Knowing When to Push and When to Flow

We live in a culture that glorifies force. “Force your way to the top.” “Force the outcome.” “Never take no for an answer.” This relentless, grinding pressure is often mistaken for strength and determination. But true wisdom, the kind that leads to sustainable success and profound peace, lies not in applying maximum force, but in applying intelligent force. It resides in the subtle, critical skill of knowing exactly what to force, and more importantly, what not to.
This principle is the silent architect behind masterful leadership, profound artistry, and deeply fulfilling personal lives. It is the difference between a master blacksmith and a novice with a hammer; both swing with power, but only one knows precisely where and when the blow must fall to shape the metal, not shatter it.
What Not to Force: The Realm of Organic Truth

This is the domain of the river flowing around the stone. To force these things is to swim against a current that will inevitably exhaust you. It is an attempt to violate the inherent nature of things.
1. The Growth of Others: You cannot force a person to learn, to change, to love you, or to see the world as you do. You can provide light, but you cannot force the plant to grow. Pushing here leads only to resistance, resentment, or the hollow compliance of a broken spirit. A parent forcing a child into a career will create a proficient but miserable adult. A leader forcing a team will command obedience, but never loyalty or innovation.
2. The Unfolding of Time and Process: You cannot force a wound to heal, a seed to sprout faster, or a masterpiece to be born in a day. Rushing natural processes leads to fragility. The bread that rises too fast lacks flavor and structure. The idea that is forced onto the canvas before it has matured in the mind will feel clumsy and uninspired. Patience is not passivity; it is participation in a timeline larger than your own impatience.
3. The Inherent Nature of Reality: You cannot force the rain to stop, the market to conform to your flawed model, or another person’s free will to bend to your own. This is the realm of acceptance. Fighting these immutable facts is the source of our greatest anguish. As the Stoics advised, we must focus not on trying to control the external events that befall us, but on controlling our response to them.
What to Force: The Realm of Inner Discipline

If the “what not to force” is the external and the organic, the “what to force” is almost entirely internal. It is the domain of self-mastery. This is where your effort is not only effective but essential.
1. Force Your Focus: In a world of endless distractions, the ability to force your attention onto a single, meaningful task is a superpower. This is an active, strenuous act of will. You must force yourself to put the phone away, to close the irrelevant tabs, to drag your mind back from its wanderings, again and again.

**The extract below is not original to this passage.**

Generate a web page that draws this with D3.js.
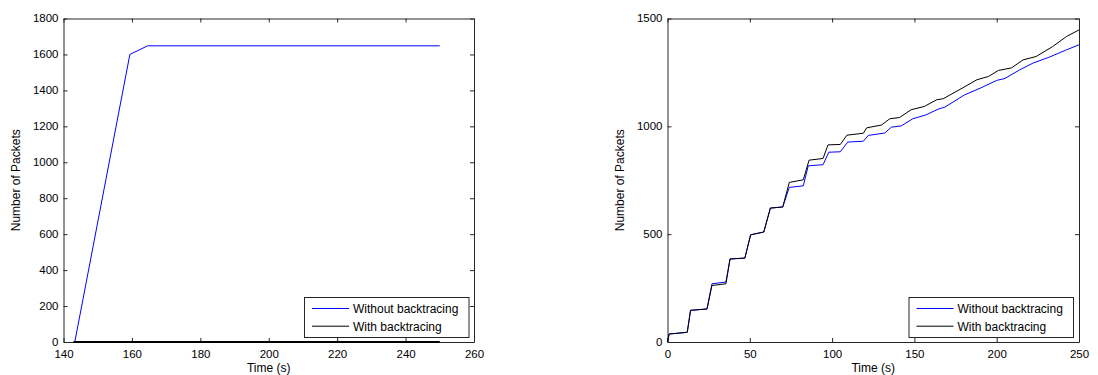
<!DOCTYPE html>
<html><head><meta charset="utf-8">
<script src="https://cdn.jsdelivr.net/npm/d3@7"></script>
<style>body{margin:0;background:#fff}svg{display:block}text{font-family:"Liberation Sans",Arial,sans-serif;fill:#000}</style>
</head><body>
<svg id="c" width="1098" height="375"></svg>
<script>
// Left panel data
const leftXTicks = [140,160,180,200,220,240,260];
const leftYTicks = [0,200,400,600,800,1000,1200,1400,1600,1800];
const leftWithoutT = [143.3,159.4,164.6,250];
const leftWithoutV = [0,1600,1648,1648];
const leftWithT = [142.9,250];
const leftWithV = [0,0];

// Right panel data
const rightXTicks = [0,50,100,150,200,250];
const rightYTicks = [0,500,1000,1500];
const rightWithoutT = [0,1,12,14,24,27,35.5,38,47,50.5,58.5,62.5,70,74,82.5,85.5,94.5,98,105,109.5,119,122,132,136,142,149,157,164.5,168.5,180.5,190,200,205,214,222,232,242.5,250];
const rightWithoutV = [0,37,45,147,153,270,278,385,389,497,510,621,626,717,724,817,822,880,882,927,931,958,969,996,1002,1035,1053,1080,1089,1146,1177,1213,1222,1262,1293,1321,1355,1378];
const rightWithT = [0,1,12,14,24,27,35.5,38,47,50.5,58.5,62.5,70,74,82.5,86,94.5,97.5,105,109,119,121,130,135,141,148,156,163.5,167.5,179.5,188,195,201,209,216,224,234,242.5,250];
const rightWithV = [0,37,45,147,153,262,270,385,389,497,510,621,626,740,752,843,851,914,916,959,968,993,1006,1035,1041,1077,1092,1123,1128,1179,1216,1231,1259,1271,1308,1324,1370,1417,1447];

const seriesNames = ["Without backtracing","With backtracing"];
const seriesColors = ["#0000ff","#000000"];

const svg = d3.select("#c");

function panel(cfg){
  const g = svg.append("g");
  const x = d3.scaleLinear().domain(cfg.xDomain).range([cfg.x0,cfg.x1]);
  const y = d3.scaleLinear().domain(cfg.yDomain).range([cfg.y1,cfg.y0]);
  const tl = 4;
  const bottom = g.append("g").attr("transform",`translate(0,${cfg.y1})`)
    .call(d3.axisBottom(x).tickValues(cfg.xTicks).tickSizeInner(-tl).tickSizeOuter(0).tickPadding(8).tickFormat(d3.format("d")));
  const top = g.append("g").attr("transform",`translate(0,${cfg.y0})`)
    .call(d3.axisTop(x).tickValues(cfg.xTicks).tickSizeInner(-tl).tickSizeOuter(0).tickFormat(""));
  const left = g.append("g").attr("transform",`translate(${cfg.x0},0)`)
    .call(d3.axisLeft(y).tickValues(cfg.yTicks).tickSizeInner(-tl).tickSizeOuter(0).tickPadding(5).tickFormat(d3.format("d")));
  const right = g.append("g").attr("transform",`translate(${cfg.x1},0)`)
    .call(d3.axisRight(y).tickValues(cfg.yTicks).tickSizeInner(-tl).tickSizeOuter(0).tickFormat(""));
  [bottom,top,left,right].forEach(a=>{
    a.selectAll(".domain").attr("stroke","#262626");
    a.selectAll(".tick line").attr("stroke","#262626");
    a.selectAll("text").attr("font-size","11.5px").attr("font-family","Liberation Sans, Arial, sans-serif").attr("fill","#1a1a1a");
  });
  bottom.selectAll("text").attr("dy","0.68em");
  left.selectAll("text").attr("dy","0.28em");
  const line = d3.line().x(d=>x(d[0])).y(d=>y(d[1]));
  cfg.series.forEach((s,i)=>{
    const pts = s.t.map((t,k)=>[t,s.v[k]]);
    g.append("path").datum(pts).attr("d",line).attr("fill","none")
      .attr("stroke",seriesColors[i]).attr("stroke-width",s.w||1);
  });
  g.append("text").attr("x",(cfg.x0+cfg.x1)/2).attr("y",372).attr("text-anchor","middle")
    .attr("font-size","12px").attr("fill","#1a1a1a").text("Time (s)");
  g.append("text").attr("transform",`translate(${cfg.x0-44},${(cfg.y0+cfg.y1)/2}) rotate(-90)`)
    .attr("text-anchor","middle").attr("font-size","12px").attr("fill","#1a1a1a").text("Number of Packets");
  const lx = cfg.legX, ly = 297, lw = 164.5, lh = 40;
  const leg = g.append("g");
  leg.append("rect").attr("x",lx+0.5).attr("y",ly+0.5).attr("width",lw).attr("height",lh)
    .attr("fill","#fff").attr("stroke","#262626");
  seriesNames.forEach((n,i)=>{
    const yy = ly + 11.5 + i*17.7;
    leg.append("line").attr("x1",lx+8).attr("x2",lx+45).attr("y1",yy).attr("y2",yy)
      .attr("stroke",seriesColors[i]).attr("stroke-width",1);
    leg.append("text").attr("x",lx+49).attr("y",yy+4.5).attr("font-size","12px").attr("fill","#1a1a1a").text(n);
  });
}

panel({x0:63.5,x1:474,y0:18.5,y1:342,xDomain:[140,260],yDomain:[0,1800],
  xTicks:leftXTicks,yTicks:leftYTicks,legX:304,
  series:[{t:leftWithoutT,v:leftWithoutV},{t:leftWithT,v:leftWithV,w:2}]});
panel({x0:667.5,x1:1079,y0:18.5,y1:342,xDomain:[0,250],yDomain:[0,1500],
  xTicks:rightXTicks,yTicks:rightYTicks,legX:908.5,
  series:[{t:rightWithoutT,v:rightWithoutV},{t:rightWithT,v:rightWithV}]});
</script>
</body></html>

2. Force Your Start: The initial inertia is often the greatest barrier. Force yourself to take the first step, even if it’s small. Force yourself to write the first sentence, to put on your running shoes, to make the first phone call. Action is the antidote to anxiety and procrastination. The momentum generated by this forced beginning is often enough to carry you forward.

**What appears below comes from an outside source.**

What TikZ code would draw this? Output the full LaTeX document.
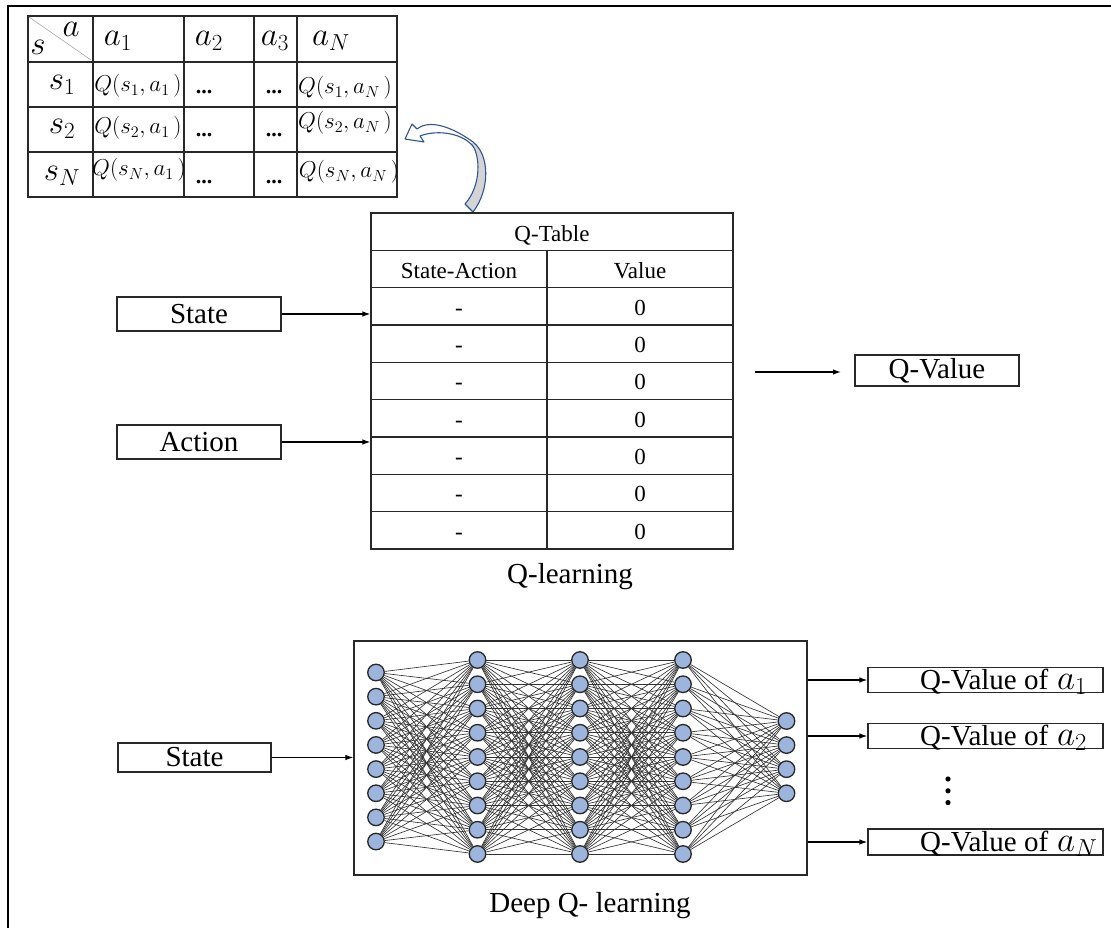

3. Force Your Standards: Force yourself to do the work well, even when no one is watching. Force yourself to be kind, even when you’re tired. Force yourself to be honest, even when it’s difficult. This is not about being perfect; it’s about holding a line of personal integrity against the constant pull of mediocrity and convenience.
4. Force Your Perspective: When fear, anger, or despair threatens to cloud your judgment, force yourself to see the bigger picture. Force yourself to ask, “What can I learn from this?” or “How can I respond constructively?” This is a cognitive forcing—a deliberate redirecting of your mental energy from complaint to solution.
The Delicate Balance: The Gardener’s Wisdom
The perfect metaphor for this entire philosophy is the gardener. A foolish gardener tries to force the plant—pulling on the shoots to make them grow taller, only to uproot them. A wise gardener knows she cannot force the plant itself. Instead, she forces everything else.
She forces herself to wake early to water it. She forces her back to bend and pull the weeds that choke it. She forces herself to learn about the right soil and sunlight. She creates the most fertile, supportive conditions possible, and then she steps back and allows the plant to do what it naturally knows how to do: grow.
This is the ultimate synthesis. It is the marriage of intense, disciplined action with a deep, respectful allowing. It is the understanding that our power does not lie in commanding the universe to obey us, but in commanding ourselves to show up with full effort and integrity, and then having the humility to accept the outcome that arises.
To know what to force and what not to is to move through life not as a bull in a china shop, but as a river through a canyon—powerful, persistent, and infinitely adaptable, shaping the world not by breaking it, but by flowing in harmony with its unchangeable truths. It is the difference between fighting the current and learning to sail.